An international schools group has announced a global “AI hub” that will allow external partners to use anonymised data from across its 90-plus schools.
GEMS Education, which has around 200,000 students and 15,000 teaching staff, says the move will “elevate how students learn and how schools function”.
It is inviting enquiries from potential partners interested in working with the Dubai-based AI hub and what GEMS describes as a “real-world testing ground across billions of data points”.
Baz Nijjar, GEMS’ vice-president for education technology and digital innovation, said that the data involved will include attainment, attendance, behaviour, wellbeing and student engagement.
‘Secure data ecosystem’
He also said that the approach would proceed “without compromising student or staff privacy”, adding: “This is an ongoing programme and only by adhering to our guidelines and rules would we accept any additional access [to data], but it will still remain within our secure data ecosystem.”
Mr Nijjar said that GEMS “adheres strictly to international best practices, and UAE data-privacy laws”.
He added: “All data collected will be securely managed, anonymised appropriately and hosted on secure, certified platforms. We prioritise ethical AI use, ensuring any student data remains confidential and protected at all times.”
GEMS would ensure, he said, that access to data “will only be within our controlled and regulated environment”, through use, for example, of a “” it had created.

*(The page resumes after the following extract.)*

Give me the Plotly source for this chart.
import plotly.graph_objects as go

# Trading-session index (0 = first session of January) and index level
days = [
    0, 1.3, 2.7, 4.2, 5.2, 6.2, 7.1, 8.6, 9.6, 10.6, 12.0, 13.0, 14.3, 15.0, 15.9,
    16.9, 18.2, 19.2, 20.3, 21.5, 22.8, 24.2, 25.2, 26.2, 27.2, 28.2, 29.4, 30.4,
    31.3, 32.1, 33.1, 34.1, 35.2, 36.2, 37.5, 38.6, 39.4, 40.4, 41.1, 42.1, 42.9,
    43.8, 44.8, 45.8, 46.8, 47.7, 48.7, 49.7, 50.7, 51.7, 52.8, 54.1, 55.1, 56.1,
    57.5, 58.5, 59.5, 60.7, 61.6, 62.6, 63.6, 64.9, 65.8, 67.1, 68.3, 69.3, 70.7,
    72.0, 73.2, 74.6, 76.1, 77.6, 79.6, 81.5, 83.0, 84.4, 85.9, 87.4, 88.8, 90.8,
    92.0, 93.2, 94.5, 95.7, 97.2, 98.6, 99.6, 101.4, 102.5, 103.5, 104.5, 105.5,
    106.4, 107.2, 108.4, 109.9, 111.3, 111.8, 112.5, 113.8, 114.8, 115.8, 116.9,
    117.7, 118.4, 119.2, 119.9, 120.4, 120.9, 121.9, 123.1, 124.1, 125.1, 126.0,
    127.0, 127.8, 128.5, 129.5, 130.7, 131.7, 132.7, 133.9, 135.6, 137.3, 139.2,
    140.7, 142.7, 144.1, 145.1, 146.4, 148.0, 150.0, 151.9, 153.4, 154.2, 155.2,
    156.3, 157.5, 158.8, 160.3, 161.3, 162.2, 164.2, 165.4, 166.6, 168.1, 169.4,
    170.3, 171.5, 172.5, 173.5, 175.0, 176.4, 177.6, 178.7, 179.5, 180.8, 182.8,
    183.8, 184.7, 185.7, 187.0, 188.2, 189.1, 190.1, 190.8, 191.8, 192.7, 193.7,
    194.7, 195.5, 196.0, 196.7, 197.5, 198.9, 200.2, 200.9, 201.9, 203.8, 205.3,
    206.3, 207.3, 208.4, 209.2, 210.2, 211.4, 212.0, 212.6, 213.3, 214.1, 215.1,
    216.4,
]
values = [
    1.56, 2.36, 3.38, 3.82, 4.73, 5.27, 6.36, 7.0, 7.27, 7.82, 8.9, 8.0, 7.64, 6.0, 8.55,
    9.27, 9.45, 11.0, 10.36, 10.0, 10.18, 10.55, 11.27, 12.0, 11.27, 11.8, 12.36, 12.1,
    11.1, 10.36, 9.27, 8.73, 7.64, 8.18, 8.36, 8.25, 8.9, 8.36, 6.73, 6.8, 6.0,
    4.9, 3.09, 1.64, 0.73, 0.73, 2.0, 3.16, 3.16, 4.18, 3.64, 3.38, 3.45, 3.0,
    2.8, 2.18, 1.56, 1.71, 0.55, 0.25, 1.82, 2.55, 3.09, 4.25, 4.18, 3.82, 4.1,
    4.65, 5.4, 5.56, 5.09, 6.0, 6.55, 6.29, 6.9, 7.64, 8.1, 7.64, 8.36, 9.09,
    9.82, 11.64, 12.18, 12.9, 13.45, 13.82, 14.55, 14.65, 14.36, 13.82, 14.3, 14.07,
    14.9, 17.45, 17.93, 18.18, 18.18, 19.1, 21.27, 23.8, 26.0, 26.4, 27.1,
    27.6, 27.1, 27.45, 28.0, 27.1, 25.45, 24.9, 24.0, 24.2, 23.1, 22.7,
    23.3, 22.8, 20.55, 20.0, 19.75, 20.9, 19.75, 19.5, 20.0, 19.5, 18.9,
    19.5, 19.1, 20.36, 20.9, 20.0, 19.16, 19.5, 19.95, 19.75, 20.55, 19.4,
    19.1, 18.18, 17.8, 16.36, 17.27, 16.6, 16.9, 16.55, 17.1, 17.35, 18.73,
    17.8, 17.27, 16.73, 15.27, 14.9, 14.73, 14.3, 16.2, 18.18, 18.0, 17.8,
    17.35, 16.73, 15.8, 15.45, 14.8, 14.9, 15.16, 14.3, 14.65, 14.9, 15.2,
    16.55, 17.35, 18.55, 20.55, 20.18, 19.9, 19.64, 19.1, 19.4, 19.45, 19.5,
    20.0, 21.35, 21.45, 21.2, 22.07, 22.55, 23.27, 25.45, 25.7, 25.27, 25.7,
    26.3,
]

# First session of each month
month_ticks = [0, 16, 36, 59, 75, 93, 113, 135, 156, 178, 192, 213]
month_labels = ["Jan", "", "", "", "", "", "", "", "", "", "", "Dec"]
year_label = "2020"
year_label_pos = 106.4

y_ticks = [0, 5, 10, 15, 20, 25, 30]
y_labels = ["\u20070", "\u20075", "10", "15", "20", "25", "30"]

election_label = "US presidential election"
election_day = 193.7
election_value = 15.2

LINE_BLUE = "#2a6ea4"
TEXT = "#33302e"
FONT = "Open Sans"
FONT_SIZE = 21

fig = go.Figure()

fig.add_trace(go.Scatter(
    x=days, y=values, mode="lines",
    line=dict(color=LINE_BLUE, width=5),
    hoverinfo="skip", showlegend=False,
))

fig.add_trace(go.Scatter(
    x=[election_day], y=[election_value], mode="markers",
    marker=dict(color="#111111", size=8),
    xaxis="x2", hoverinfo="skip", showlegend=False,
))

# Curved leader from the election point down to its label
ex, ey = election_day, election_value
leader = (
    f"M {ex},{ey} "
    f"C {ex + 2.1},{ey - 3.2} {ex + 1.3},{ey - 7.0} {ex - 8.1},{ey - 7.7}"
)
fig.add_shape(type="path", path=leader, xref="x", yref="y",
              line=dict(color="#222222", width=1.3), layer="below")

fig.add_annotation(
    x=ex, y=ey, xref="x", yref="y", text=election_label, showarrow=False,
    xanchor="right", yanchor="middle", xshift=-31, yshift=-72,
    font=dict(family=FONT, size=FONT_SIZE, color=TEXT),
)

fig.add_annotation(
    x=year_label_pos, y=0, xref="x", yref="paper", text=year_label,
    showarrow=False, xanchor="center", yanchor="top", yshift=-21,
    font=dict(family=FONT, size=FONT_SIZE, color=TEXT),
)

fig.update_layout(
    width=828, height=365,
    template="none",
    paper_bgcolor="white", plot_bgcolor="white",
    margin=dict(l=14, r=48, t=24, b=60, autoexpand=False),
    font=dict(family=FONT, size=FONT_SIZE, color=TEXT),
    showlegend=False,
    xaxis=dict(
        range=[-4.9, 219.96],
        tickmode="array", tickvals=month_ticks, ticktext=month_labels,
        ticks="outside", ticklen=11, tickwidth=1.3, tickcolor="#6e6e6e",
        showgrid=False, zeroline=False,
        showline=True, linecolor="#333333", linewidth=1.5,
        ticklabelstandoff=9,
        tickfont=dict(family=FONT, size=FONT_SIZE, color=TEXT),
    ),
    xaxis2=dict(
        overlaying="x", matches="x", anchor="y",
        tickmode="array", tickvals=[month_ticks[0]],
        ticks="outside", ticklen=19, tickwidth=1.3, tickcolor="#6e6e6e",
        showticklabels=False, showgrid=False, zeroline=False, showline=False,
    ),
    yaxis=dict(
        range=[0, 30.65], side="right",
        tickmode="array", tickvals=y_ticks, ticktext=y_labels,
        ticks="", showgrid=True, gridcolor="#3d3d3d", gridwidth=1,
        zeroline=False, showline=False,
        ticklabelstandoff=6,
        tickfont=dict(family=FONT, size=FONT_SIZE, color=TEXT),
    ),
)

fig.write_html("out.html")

Partners selected for the initiative will work with the GEMS School of Research and Innovation, its “AI-enabled school” that opens in August. Mr Nijjar believes that AI’s “immense” potential in education can only be realised if it is “built responsibly and evaluated where it matters most: with students and teachers”.
He suggested that tech innovators - whether working on “a tutoring engine, a wellbeing algorithm or an operational platform” - would be attracted by the offer of “the infrastructure and access you need to make it real and make it scale”.

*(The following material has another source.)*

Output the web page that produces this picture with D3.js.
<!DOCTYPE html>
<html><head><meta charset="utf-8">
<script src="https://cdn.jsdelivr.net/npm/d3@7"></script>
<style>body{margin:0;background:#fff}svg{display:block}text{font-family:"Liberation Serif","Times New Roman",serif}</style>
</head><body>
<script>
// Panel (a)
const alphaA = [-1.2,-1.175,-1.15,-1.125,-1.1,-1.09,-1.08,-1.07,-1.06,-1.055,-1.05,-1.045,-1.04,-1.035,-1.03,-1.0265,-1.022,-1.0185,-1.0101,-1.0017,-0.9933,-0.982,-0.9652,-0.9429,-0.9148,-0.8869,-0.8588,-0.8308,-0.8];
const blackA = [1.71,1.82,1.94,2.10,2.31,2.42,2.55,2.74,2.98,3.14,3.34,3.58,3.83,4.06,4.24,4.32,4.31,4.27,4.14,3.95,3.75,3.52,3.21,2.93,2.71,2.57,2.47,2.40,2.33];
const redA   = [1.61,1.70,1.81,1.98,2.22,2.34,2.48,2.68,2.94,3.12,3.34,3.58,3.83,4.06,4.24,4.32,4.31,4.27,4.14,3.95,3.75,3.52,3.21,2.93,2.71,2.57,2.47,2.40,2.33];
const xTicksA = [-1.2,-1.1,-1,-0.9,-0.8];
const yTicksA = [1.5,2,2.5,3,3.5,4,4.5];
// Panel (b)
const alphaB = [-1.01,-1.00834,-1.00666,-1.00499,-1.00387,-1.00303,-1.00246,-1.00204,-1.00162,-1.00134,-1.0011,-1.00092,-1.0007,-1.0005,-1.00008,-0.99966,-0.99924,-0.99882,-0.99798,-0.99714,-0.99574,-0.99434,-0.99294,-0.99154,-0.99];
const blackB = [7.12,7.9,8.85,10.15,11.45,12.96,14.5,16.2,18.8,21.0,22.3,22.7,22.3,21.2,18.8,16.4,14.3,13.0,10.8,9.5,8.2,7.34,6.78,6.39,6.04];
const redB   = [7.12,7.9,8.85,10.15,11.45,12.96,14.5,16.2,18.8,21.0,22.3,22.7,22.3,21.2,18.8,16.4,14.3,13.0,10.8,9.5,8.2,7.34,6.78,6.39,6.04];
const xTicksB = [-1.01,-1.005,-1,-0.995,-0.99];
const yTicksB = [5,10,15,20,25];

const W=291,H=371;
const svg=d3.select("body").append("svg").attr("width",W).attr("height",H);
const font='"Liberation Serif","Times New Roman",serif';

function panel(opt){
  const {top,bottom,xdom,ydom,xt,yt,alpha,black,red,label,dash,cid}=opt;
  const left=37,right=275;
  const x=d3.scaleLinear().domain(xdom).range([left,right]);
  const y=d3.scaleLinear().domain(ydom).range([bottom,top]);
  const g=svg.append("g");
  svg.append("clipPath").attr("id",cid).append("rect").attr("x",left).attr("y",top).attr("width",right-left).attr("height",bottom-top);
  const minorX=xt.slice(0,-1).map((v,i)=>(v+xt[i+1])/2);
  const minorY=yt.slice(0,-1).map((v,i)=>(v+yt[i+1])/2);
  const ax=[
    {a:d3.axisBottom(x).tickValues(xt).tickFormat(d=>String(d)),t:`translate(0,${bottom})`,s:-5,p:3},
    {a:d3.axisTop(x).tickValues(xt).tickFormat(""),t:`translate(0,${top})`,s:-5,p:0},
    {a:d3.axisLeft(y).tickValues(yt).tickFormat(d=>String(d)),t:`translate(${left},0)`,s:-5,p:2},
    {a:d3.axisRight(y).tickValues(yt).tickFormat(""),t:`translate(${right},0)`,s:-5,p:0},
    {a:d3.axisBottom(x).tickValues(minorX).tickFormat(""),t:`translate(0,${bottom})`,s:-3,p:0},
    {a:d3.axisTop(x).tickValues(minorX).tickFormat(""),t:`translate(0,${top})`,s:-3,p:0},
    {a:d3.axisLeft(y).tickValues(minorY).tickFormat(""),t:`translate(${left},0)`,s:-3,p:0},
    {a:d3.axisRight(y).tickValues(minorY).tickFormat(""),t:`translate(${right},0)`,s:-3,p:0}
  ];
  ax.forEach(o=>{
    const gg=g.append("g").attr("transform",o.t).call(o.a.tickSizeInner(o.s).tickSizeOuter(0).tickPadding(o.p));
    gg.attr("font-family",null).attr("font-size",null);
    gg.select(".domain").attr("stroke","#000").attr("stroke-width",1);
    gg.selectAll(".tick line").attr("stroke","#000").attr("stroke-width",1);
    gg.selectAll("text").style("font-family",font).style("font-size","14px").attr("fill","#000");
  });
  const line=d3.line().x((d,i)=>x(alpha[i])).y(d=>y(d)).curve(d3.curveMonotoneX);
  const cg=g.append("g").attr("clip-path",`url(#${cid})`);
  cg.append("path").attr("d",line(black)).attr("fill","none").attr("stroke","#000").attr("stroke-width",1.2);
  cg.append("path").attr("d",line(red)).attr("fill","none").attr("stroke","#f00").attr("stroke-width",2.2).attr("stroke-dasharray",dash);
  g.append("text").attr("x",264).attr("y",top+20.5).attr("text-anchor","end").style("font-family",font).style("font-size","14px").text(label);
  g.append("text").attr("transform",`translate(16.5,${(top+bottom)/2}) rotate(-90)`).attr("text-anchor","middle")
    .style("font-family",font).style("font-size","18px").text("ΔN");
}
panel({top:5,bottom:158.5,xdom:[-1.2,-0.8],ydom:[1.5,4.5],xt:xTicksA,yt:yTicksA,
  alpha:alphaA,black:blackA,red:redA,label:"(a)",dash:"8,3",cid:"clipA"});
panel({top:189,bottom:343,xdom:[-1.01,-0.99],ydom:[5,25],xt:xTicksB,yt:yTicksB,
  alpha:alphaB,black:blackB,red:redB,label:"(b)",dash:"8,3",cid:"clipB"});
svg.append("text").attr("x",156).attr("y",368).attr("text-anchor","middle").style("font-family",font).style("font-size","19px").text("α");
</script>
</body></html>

Mr Nijjar said: “We’re currently engaging in active discussions with several respected researchers, prominent universities, research institutions and AI-enabled edtech companies, and anticipate announcing the first wave of confirmed partners shortly as they go through a vetting process, and to ensure the potential outcomes are meaningful.”
The range of partners envisaged by GEMS also includes “social ventures focused on equity and access”.
Helping edtech innovation
The group said that through “billions of unique data points, spanning multiple curricula and geographies, partners will have an unprecedented opportunity to pilot and refine their innovations in live, diverse classroom environments”.
Sunny Varkey, chairman and founder of GEMS Education, said: “AI has the power to elevate how students learn and how schools function - but only if it is designed with care, ethics and deep understanding of real-world classrooms.”
In May GEMS announced that it would introduce “custom-built AI agents” in classrooms, in a push to improve “fluency” in artificial intelligence across all school subjects.